Last Updated: Tuesday - 01/04/2011
September 24, 2001
PM, wife attend Mass on national day of mourning
CATHOLIC NEWS SERVICE
OTTAWA — Canadian Prime Minister Jean Chretien and his wife, Aline, made an unannounced visit to Notre Dame Cathedral Sept. 14 to attend a special Mass marking the National Day of Mourning for the victims of terrorist attacks on the United States.
The Chretiens, who are Catholics, attended the Mass as private citizens and were accompanied only by a team of security officers. Both received Communion from Archbishop Marcel Gervais, who presided at the Mass, attended by about 300 people.
As the prime minister listened, the archbishop spoke in his homily of the need for restraint in response to the attacks.

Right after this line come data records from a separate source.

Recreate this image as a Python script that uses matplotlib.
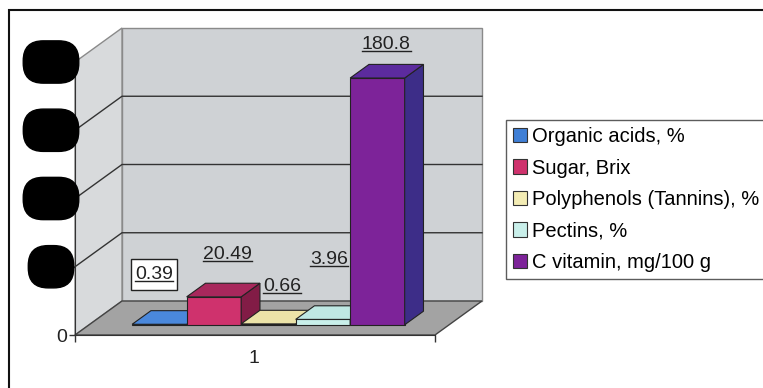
import numpy as np
import matplotlib
matplotlib.use('Agg')
import matplotlib.pyplot as plt
from matplotlib.patches import Polygon, Patch, Rectangle
from matplotlib.lines import Line2D
from matplotlib.transforms import ScaledTranslation

series = ['Organic acids, %', 'Sugar, Brix', 'Polyphenols (Tannins), %',
          'Pectins, %', 'C vitamin, mg/100 g']
values = [0.39, 20.49, 0.66, 3.96, 180.8]
category = '1'
y_ticks = [0, 50, 100, 150, 200]

front_colors = ['#3f7fd6', '#cf326d', '#f3ecb4', '#c9efea', '#7d2399']
top_colors = ['#4a88dc', '#a8285c', '#ece3a8', '#bfe8e3', '#5c2b9e']
side_colors = ['#2c5ea8', '#821c46', '#c8bf88', '#9cc8c3', '#3d2d88']

# where each value label sits relative to the top of its bar (pixels)
label_offsets = [(-5, 50), (14, 42), (14, 37), (6, 60), (9, 34)]

plt.rcParams['font.family'] = ['Liberation Sans', 'DejaVu Sans']

W, H = 763, 388
fig = plt.figure(figsize=(W / 100, H / 100), dpi=100)
ax = fig.add_axes([75 / W, 1 - 335 / H, 360 / W, 273 / H])
x0, x1 = -1.29, 5.315
ax.set_xlim(x0, x1)
ax.set_ylim(y_ticks[0], y_ticks[-1])
ax.patch.set_visible(False)

# depth direction of the pseudo-3d box, in pixels
DX, DY = 47, 34
D0, D1 = 0.3, 0.7   # bar depth range


def proj(pts):
    """(x, value, depth) -> data coords of the front plane"""
    pts = np.asarray(pts, dtype=float)
    disp = ax.transData.transform(pts[:, :2])
    disp[:, 0] += pts[:, 2] * DX
    disp[:, 1] += pts[:, 2] * DY
    return ax.transData.inverted().transform(disp)


def face(pts, fc, ec='#222222', lw=0.8, z=1):
    ax.add_patch(Polygon(proj(pts), closed=True, fc=fc, ec=ec, lw=lw,
                         zorder=z, clip_on=False))


top = y_ticks[-1]
# walls and floor
face([(x0, 0, 1), (x1, 0, 1), (x1, top, 1), (x0, top, 1)], '#cfd2d5', ec='#8a8a8a', lw=1, z=1)
face([(x0, 0, 0), (x0, 0, 1), (x0, top, 1), (x0, top, 0)], '#d8dadc', ec='#8a8a8a', lw=1, z=1)
face([(x0, 0, 0), (x1, 0, 0), (x1, 0, 1), (x0, 0, 1)], '#a3a3a3', ec='#444444', lw=1, z=1.5)

for v in y_ticks[1:-1]:
    p = proj([(x0, v, 0), (x0, v, 1), (x1, v, 1)])
    ax.plot(p[:, 0], p[:, 1], color='#333333', lw=1, zorder=2, clip_on=False)

# bars: front faces through ax.bar, shifted back to the bar depth
xs = np.arange(len(values))
front_shift = ax.transData + ScaledTranslation(D0 * DX / 100, D0 * DY / 100, fig.dpi_scale_trans)
bars = ax.bar(xs, values, width=1, color=front_colors, edgecolor='#222222', linewidth=0.8)
for i, (b, x, v) in enumerate(zip(bars, xs, values)):
    z = 3 + i * 0.1
    b.set_transform(front_shift)
    b.set_zorder(z)
    b.set_clip_on(False)
    face([(x + 0.5, 0, D0), (x + 0.5, 0, D1), (x + 0.5, v, D1), (x + 0.5, v, D0)],
         side_colors[i], z=z + 0.01)
    face([(x - 0.5, v, D0), (x + 0.5, v, D0), (x + 0.5, v, D1), (x - 0.5, v, D1)],
         top_colors[i], z=z + 0.02)

# value labels
labels = []
for i, (x, v) in enumerate(zip(xs, values)):
    t = ax.annotate(f'{v:g}', xy=(x, v), xycoords=front_shift,
                    xytext=label_offsets[i], textcoords='offset pixels',
                    ha='center', va='center', fontsize=14, color='#222222',
                    zorder=10, annotation_clip=False)
    labels.append(t)

# axes
for s in ['top', 'right']:
    ax.spines[s].set_visible(False)
ax.spines['left'].set_color('#333333')
ax.spines['bottom'].set_color('#333333')
ax.spines['left'].set_zorder(2.5)
ax.spines['bottom'].set_zorder(2.5)

ax.set_yticks(y_ticks)
ax.set_yticklabels(['0'] + [''] * (len(y_ticks) - 1))
ax.tick_params(axis='y', length=4.5, width=1, color='#333333', labelsize=14,
               labelcolor='#222222', pad=1.5)
ax.set_xticks([2])
ax.set_xticklabels([category])
ax.set_xticks([x0, x1], minor=True)
ax.tick_params(axis='x', which='major', length=0, labelsize=14, labelcolor='#222222', pad=11)
ax.tick_params(axis='x', which='minor', length=5, width=1, color='#333333')

# value axis labels, blacked out
for v in y_ticks[1:]:
    ax.annotate(str(v), xy=(x0, v), xycoords='data', xytext=(-24, 0),
                textcoords='offset pixels', ha='center', va='center',
                fontsize=13, color='black', zorder=12, annotation_clip=False,
                bbox=dict(boxstyle='round,pad=0.7,rounding_size=1.1', fc='black', ec='black'))

handles = [Patch(fc=c, ec='#333333', lw=0.8) for c in front_colors]
leg = fig.legend(handles, series, loc='upper left',
                 bbox_to_anchor=(506 / W, 1 - 120 / H), fontsize=14.5,
                 frameon=True, fancybox=False, edgecolor='#333333',
                 handlelength=0.7, handleheight=0.7, handletextpad=0.25,
                 labelspacing=0.62, borderpad=0.35, borderaxespad=0)
leg.get_frame().set_linewidth(1)

# outer border
fig.add_artist(Rectangle((9 / W, -0.1), 1.1, 1.1 - 10 / H,
                         transform=fig.transFigure, fill=False, ec='#111111', lw=1.5))

# underline the value labels, box around the first one
fig.canvas.draw()
r = fig.canvas.get_renderer()
inv = ax.transData.inverted()
for i, t in enumerate(labels):
    bb = t.get_window_extent(r)
    (a0, b0), (a1, _) = inv.transform([(bb.x0, bb.y0 + 2), (bb.x1, bb.y0 + 2)])
    ax.add_line(Line2D([a0, a1], [b0, b0], color='#222222', lw=1, zorder=11, clip_on=False))
    if i == 0:
        (c0, d0), (c1, d1) = inv.transform([(bb.x0 - 4, bb.y0 - 7), (bb.x1 + 4, bb.y1 + 7)])
        ax.add_patch(Rectangle((c0, d0), c1 - c0, d1 - d0, fc='white', ec='#222222',
                               lw=1, zorder=9, clip_on=False))

fig.savefig('out.png', dpi=100)
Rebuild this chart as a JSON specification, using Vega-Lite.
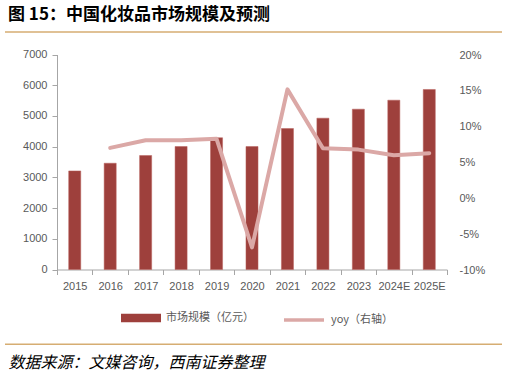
{
  "$schema": "https://vega.github.io/schema/vega-lite/v6.json",
  "width": 497,
  "height": 314,
  "autosize": {"type": "none"},
  "padding": {"left": 5, "top": 31, "right": 5, "bottom": 32},
  "background": "white",
  "title": {
    "text": "图 15：中国化妆品市场规模及预测",
    "anchor": "start",
    "frame": "group",
    "font": "Noto Sans CJK SC",
    "fontSize": 17,
    "fontWeight": "bold",
    "color": "#000000",
    "offset": 7,
    "dx": 3
  },
  "config": {
    "view": {"stroke": null},
    "axis": {"labelFont": "Liberation Sans", "labelFontSize": 11, "labelColor": "#595959", "grid": false}
  },
  "datasets": {
    "main": [
      {"year": "2015", "market": 3210, "yoy": null, "s1": "市场规模（亿元）", "s2": "yoy（右轴）"},
      {"year": "2016", "market": 3460, "yoy": 0.0704, "s1": "市场规模（亿元）", "s2": "yoy（右轴）"},
      {"year": "2017", "market": 3712, "yoy": 0.081, "s1": "市场规模（亿元）", "s2": "yoy（右轴）"},
      {"year": "2018", "market": 4005, "yoy": 0.081, "s1": "市场规模（亿元）", "s2": "yoy（右轴）"},
      {"year": "2019", "market": 4290, "yoy": 0.083, "s1": "市场规模（亿元）", "s2": "yoy（右轴）"},
      {"year": "2020", "market": 4005, "yoy": -0.0685, "s1": "市场规模（亿元）", "s2": "yoy（右轴）"},
      {"year": "2021", "market": 4591, "yoy": 0.152, "s1": "市场规模（亿元）", "s2": "yoy（右轴）"},
      {"year": "2022", "market": 4927, "yoy": 0.07, "s1": "市场规模（亿元）", "s2": "yoy（右轴）"},
      {"year": "2023", "market": 5220, "yoy": 0.068, "s1": "市场规模（亿元）", "s2": "yoy（右轴）"},
      {"year": "2024E", "market": 5513, "yoy": 0.06, "s1": "市场规模（亿元）", "s2": "yoy（右轴）"},
      {"year": "2025E", "market": 5861, "yoy": 0.063, "s1": "市场规模（亿元）", "s2": "yoy（右轴）"}
    ],
    "edges": [{"pos": 0, "a": 0, "b": 1}, {"pos": 1, "a": 0, "b": 1}]
  },
  "layer": [
    {
      "data": {"name": "main"},
      "mark": {"type": "bar", "width": {"band": 0.34}, "stroke": "#b8605c", "strokeWidth": 0.5},
      "encoding": {
        "x": {
          "field": "year", "type": "nominal", "sort": null,
          "scale": {"range": [52, 442], "paddingInner": 0, "paddingOuter": 0},
          "axis": {
            "title": "数据来源：文媒咨询，西南证券整理",
            "titleFont": "Noto Sans CJK SC",
            "titleFontSize": 16,
            "titleFontStyle": "italic",
            "titleFontWeight": "normal",
            "titleColor": "#000000",
            "titleX": 3,
            "titleY": 92.5,
            "titleAlign": "left",
            "titleAnchor": "start",
            "titleBaseline": "middle",
            "offset": -75.5,
            "labelAngle": 0,
            "labelPadding": 6,
            "tickSize": 5,
            "tickColor": "#a6a6a6",
            "domainColor": "#a6a6a6",
            "tickBand": "extent"
          }
        },
        "y": {
          "field": "market", "type": "quantitative",
          "scale": {"domain": [0, 7000], "range": [238.5, 23.5], "nice": false},
          "axis": {
            "title": null, "values": [0, 1000, 2000, 3000, 4000, 5000, 6000, 7000], "format": "d",
            "offset": -52, "tickSize": 5, "labelPadding": 5,
            "tickColor": "#a6a6a6", "domainColor": "#a6a6a6"
          }
        },
        "color": {
          "field": "s1", "type": "nominal",
          "scale": {"domain": ["市场规模（亿元）"], "range": ["#9e403c"]},
          "legend": {
            "orient": "none", "legendX": 116, "legendY": 267, "title": null,
            "labelFont": "Noto Sans CJK SC", "labelFontSize": 11, "labelColor": "#595959",
            "labelOffset": 5, "symbolSize": 1600, "symbolType": "M-1,-0.21H1V0.21H-1Z",
            "symbolStrokeWidth": 0, "symbolOpacity": 1
          }
        }
      }
    },
    {
      "data": {"name": "main"},
      "mark": {"type": "line", "strokeWidth": 4, "strokeJoin": "round", "strokeCap": "round"},
      "encoding": {
        "x": {
          "field": "year", "type": "nominal", "sort": null,
          "scale": {"range": [52, 442], "paddingInner": 0, "paddingOuter": 0},
          "axis": null
        },
        "y": {
          "field": "yoy", "type": "quantitative",
          "scale": {"domain": [-0.1, 0.2], "range": [239, 24], "nice": false},
          "axis": {
            "title": null, "orient": "right", "values": [-0.1, -0.05, 0, 0.05, 0.1, 0.15, 0.2],
            "labelExpr": "replace(format(datum.value, '.0%'), '−', '-')",
            "offset": -55, "domain": false, "ticks": false, "labelPadding": 12
          }
        },
        "stroke": {
          "field": "s2", "type": "nominal",
          "scale": {"domain": ["yoy（右轴）"], "range": ["#dba8a6"]},
          "legend": {
            "orient": "none", "legendX": 277, "legendY": 267, "title": null,
            "labelFont": "Noto Sans CJK SC", "labelFontSize": 11, "labelColor": "#595959",
            "labelOffset": 5, "symbolSize": 1600, "symbolType": "stroke",
            "symbolStrokeWidth": 3.5
          }
        }
      }
    },
    {
      "data": {"name": "edges"},
      "mark": {"type": "rule", "stroke": "#d6ad72", "strokeWidth": 1.6, "clip": false},
      "encoding": {
        "x": {"field": "a", "type": "quantitative", "scale": {"domain": [0, 1], "range": [0, 497]}, "axis": null},
        "x2": {"field": "b"},
        "y": {"field": "pos", "type": "quantitative", "scale": {"domain": [0, 1], "range": [1, 313.2]}, "axis": null}
      }
    }
  ],
  "resolve": {"scale": {"y": "independent", "x": "independent", "color": "independent", "stroke": "independent"}}
}
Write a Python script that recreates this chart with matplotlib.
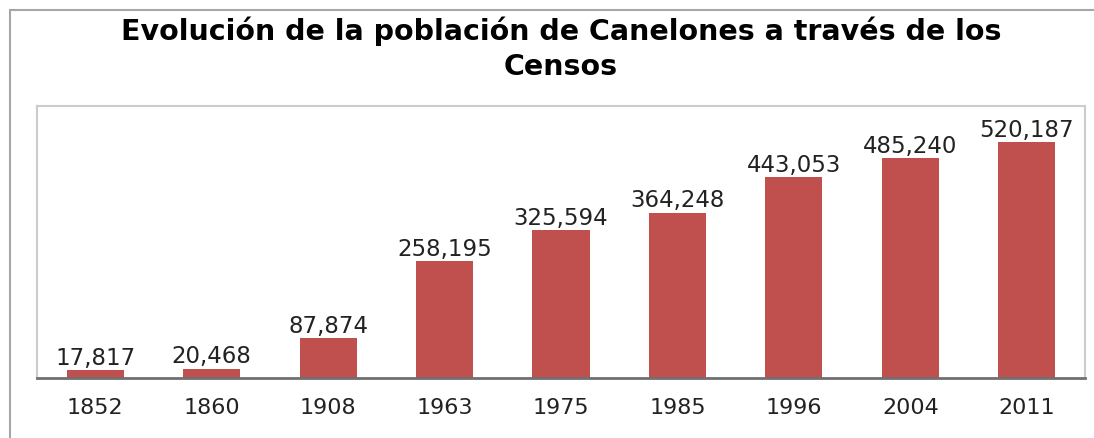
import numpy as np
import matplotlib.pyplot as plt
from matplotlib.patches import Rectangle

# census years and population
years = ['1852', '1860', '1908', '1963', '1975', '1985', '1996', '2004', '2011']
population = [17817, 20468, 87874, 258195, 325594, 364248, 443053, 485240, 520187]

bar_color = '#C0504D'

fig = plt.figure(figsize=(10.94, 4.39), dpi=100)

# outer chart frame (runs off the right/bottom edge like the original)
fig.patches.append(Rectangle((10 / 1094, -0.2), 1.2, 1.2 - 11 / 439,
                             transform=fig.transFigure, fill=False,
                             edgecolor='#a6a6a6', linewidth=1.5))

ax = fig.add_axes([37 / 1094, 1 - 379 / 439, (1085 - 37) / 1094, (379 - 107) / 439])

x = np.arange(len(years))
ax.bar(x, population, width=0.49, color=bar_color, zorder=2)

for xi, v in zip(x, population):
    ax.annotate(f'{v:,}', (xi, v), xytext=(0, 1), textcoords='offset points',
                ha='center', va='bottom', fontsize=16.5, color='#222222')

ax.set_xlim(-0.5, len(years) - 0.5)
ax.set_ylim(0, 600000)
ax.set_xticks(x)
ax.set_xticklabels(years, fontsize=16, color='#222222')
ax.set_yticks([])
ax.tick_params(axis='x', length=0, pad=14)

for side in ['left', 'top', 'right']:
    ax.spines[side].set_color('#cccccc')
    ax.spines[side].set_linewidth(1.5)
ax.spines['bottom'].set_color('#707070')
ax.spines['bottom'].set_linewidth(2)

# title in two lines
fig.text(561 / 1094, 1 - 40 / 439, 'Evolución de la población de Canelones a través de los',
         ha='center', va='baseline', fontsize=20.5, fontweight='bold')
fig.text(561 / 1094, 1 - 75 / 439, 'Censos',
         ha='center', va='baseline', fontsize=20.5, fontweight='bold')

fig.savefig('out.png', dpi=100)
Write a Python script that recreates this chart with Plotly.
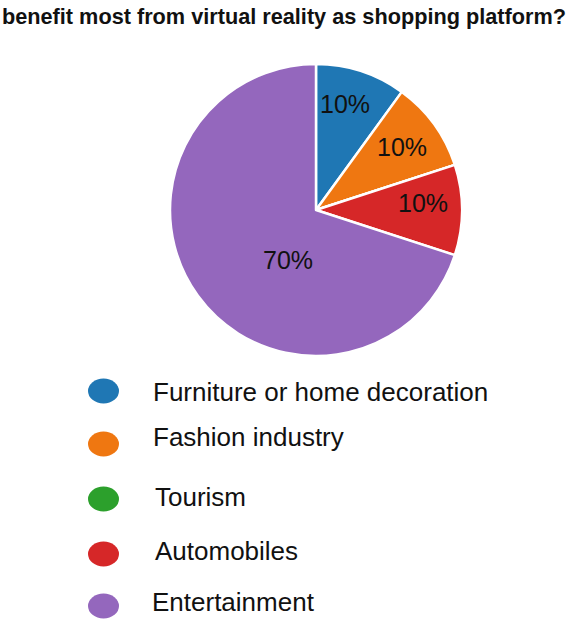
import plotly.graph_objects as go

# Survey results: which sector would benefit most from VR shopping
categories = ["Furniture or home decoration", "Fashion industry", "Tourism",
              "Automobiles", "Entertainment"]
shares = [10, 10, 0, 10, 70]
colors = ["#1f77b4", "#ef7711", "#2ca02c", "#d62728", "#9467bd"]
title_text = "benefit most from virtual reality as shopping platform?"

W, H = 569, 619
FONT = "Liberation Sans, Arial, sans-serif"

def px_x(x):
    return x / W

def px_y(y):
    return 1 - y / H

fig = go.Figure()
fig.add_trace(go.Pie(
    labels=categories,
    values=shares,
    textinfo="none",
    marker=dict(colors=colors, line=dict(color="white", width=2.5)),
    sort=False,
    direction="clockwise",
    rotation=0,
    showlegend=False,
    domain=dict(x=[px_x(170), px_x(462)], y=[px_y(356), px_y(64)]),
))

# Percentage labels placed inside their slices (pixel centres)
label_pos = [(345, 104), (402, 147), None, (423, 203), (288, 260)]
annotations = []
for v, pos in zip(shares, label_pos):
    if not v or pos is None:
        continue
    annotations.append(dict(
        text=f"{v}%", xref="paper", yref="paper", x=px_x(pos[0]), y=px_y(pos[1]),
        xanchor="center", yanchor="middle", showarrow=False,
        font=dict(family=FONT, size=25, color="#111111"),
    ))

# Hand-placed legend: ellipse swatch plus label for each category
legend_marker_y = [391, 444, 499, 554, 606]
legend_text_y = [392, 437, 497, 551, 602]
legend_text_x = [151, 151, 153, 153, 150]
shapes = []
for cat, col, my, ty, tx in zip(categories, colors, legend_marker_y, legend_text_y, legend_text_x):
    shapes.append(dict(
        type="circle", xref="paper", yref="paper",
        x0=px_x(88), x1=px_x(119), y0=px_y(my + 12.5), y1=px_y(my - 12.5),
        fillcolor=col, line=dict(width=0),
    ))
    annotations.append(dict(
        text=cat, xref="paper", yref="paper", x=px_x(tx), y=px_y(ty),
        xanchor="left", yanchor="middle", showarrow=False,
        font=dict(family=FONT, size=26, color="#111111"),
    ))

annotations.append(dict(
    text=f"<b>{title_text}</b>", xref="paper", yref="paper",
    x=px_x(284), y=px_y(16), xanchor="center", yanchor="middle", showarrow=False,
    font=dict(family=FONT, size=21.7, color="#111111"),
))

fig.update_layout(
    width=W, height=H,
    margin=dict(l=0, r=0, t=0, b=0),
    paper_bgcolor="white",
    plot_bgcolor="white",
    shapes=shapes,
    annotations=annotations,
)

fig.write_html("out.html")
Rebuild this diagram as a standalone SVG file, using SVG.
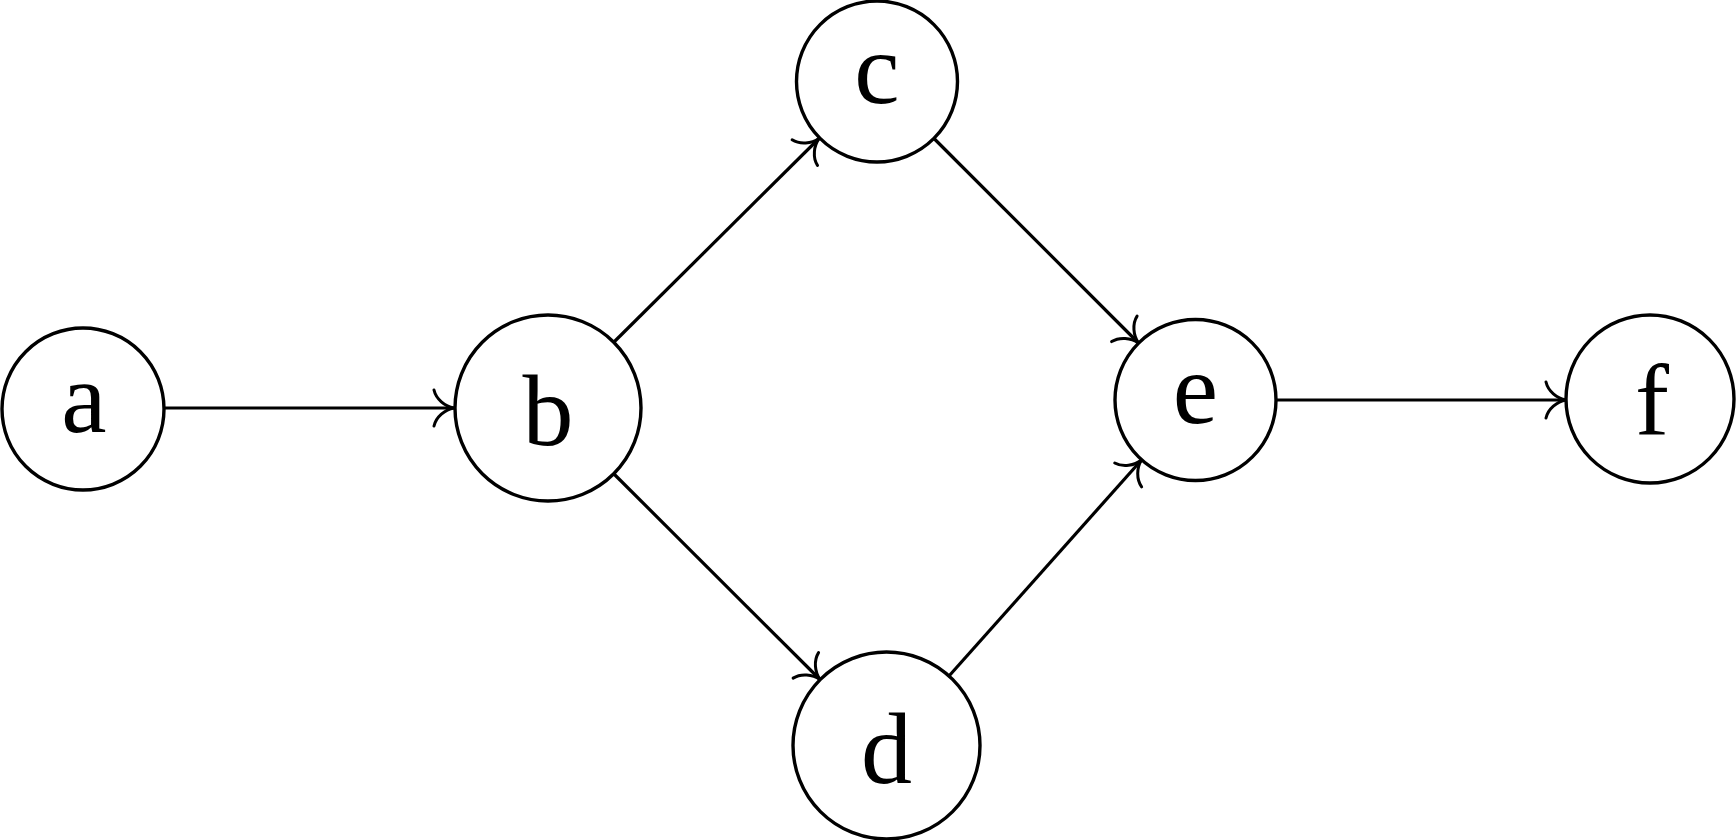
<svg xmlns="http://www.w3.org/2000/svg" width="1736" height="840" viewBox="0 0 1736 840">
<defs>
<style>
.node circle{fill:#fff;stroke:#000;stroke-width:3.4}
.node text{font-family:"Liberation Serif","Times New Roman",serif;font-size:102px;text-anchor:middle;fill:#000}
.edge{stroke:#000;stroke-width:3.2;fill:none}
</style>
<marker id="to" markerUnits="userSpaceOnUse" viewBox="-24 -22 28 44" markerWidth="28" markerHeight="44" refX="0" refY="0" orient="auto" overflow="visible">
<path d="M -20,-18 C -18,-9 -9,-1.5 0,0 C -9,1.5 -18,9 -20,18" fill="none" stroke="#000" stroke-width="3" stroke-linecap="round" stroke-linejoin="round"/>
</marker>
</defs>
<rect width="1736" height="840" fill="#fff"/>
<g id="connectors">
<line class="edge" x1="164" y1="408" x2="454" y2="408" marker-end="url(#to)"/>
<line class="edge" x1="614" y1="342" x2="819" y2="138.5" marker-end="url(#to)"/>
<line class="edge" x1="614" y1="474" x2="820" y2="679.5" marker-end="url(#to)"/>
<line class="edge" x1="934" y1="138.5" x2="1138.5" y2="343" marker-end="url(#to)"/>
<line class="edge" x1="949" y1="676" x2="1141.5" y2="460" marker-end="url(#to)"/>
<line class="edge" x1="1276" y1="400" x2="1566" y2="400" marker-end="url(#to)"/>
</g>
<g id="node-a" class="node"><circle cx="83" cy="409" r="81"/><text x="84" y="432">a</text></g>
<g id="node-b" class="node"><circle cx="548" cy="408" r="93"/><text x="548" y="445">b</text></g>
<g id="node-c" class="node"><circle cx="877" cy="81.5" r="80.5"/><text x="877" y="103">c</text></g>
<g id="node-d" class="node"><circle cx="886.5" cy="745.5" r="93.5"/><text x="886.5" y="783">d</text></g>
<g id="node-e" class="node"><circle cx="1195.5" cy="400" r="80.5"/><text x="1195.5" y="423">e</text></g>
<g id="node-f" class="node"><circle cx="1650" cy="399" r="84"/><text x="1652" y="435">f</text></g>
</svg>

"We cannot allow all of this suffering and misery to end up in more sterile acts of violence," he said. "We cannot allow ourselves to believe that the calculated hate that motivated those who committed these crimes should be met with more calculated hate in revenge.
"Without the slightest warning, without the slightest chance to prepare, we have been plunged into an impenetrable darkness," Archbishop Gervais said.
However, he cautioned, "This despair can lead us to search for answers in earthly things, to take matters into our own hands and, even, in our grief, to act against certain groups from whom the perpetrators of this evil may have come."
The archbishop had invited the Chretiens to attend the Mass while taking part in the National Day of Mourning on Parliament Hill earlier in the day. Up to 100,000 people attended that event, which was criticized for having no mention of God.
"Of all the Western countries, we were the only one who did it in a strictly secular way," said Msgr. Peter Schonenbach, general secretary of the Canadian Conference of Catholic Bishops. "That wasn't right."
"God has a place at these things," Msgr. Schonenbach said in a homily at Holy Redeemer Church Sept. 16.
During the Sept. 14 service, no prayers were recited, no mention of God was made, and while the leaders of the major denominational and faith groups — including Archbishop Gervais — sat in front-row seats during the half-hour ceremony, none was asked to lead a prayer or give a short reflection.
The absence of active religious participation at the event contrasted sharply with similar national memorial services in the United States, Great Britain and elsewhere.
Msgr. Robert Martineau, rector of St. Patrick's Catholic Cathedral in Ottawa, said that by being politically correct, the government was neglecting the needs of the people.
"They're so afraid of turning people off people who aren't Christian that they just eliminate it altogether," he told a reporter for the Ottawa Citizen.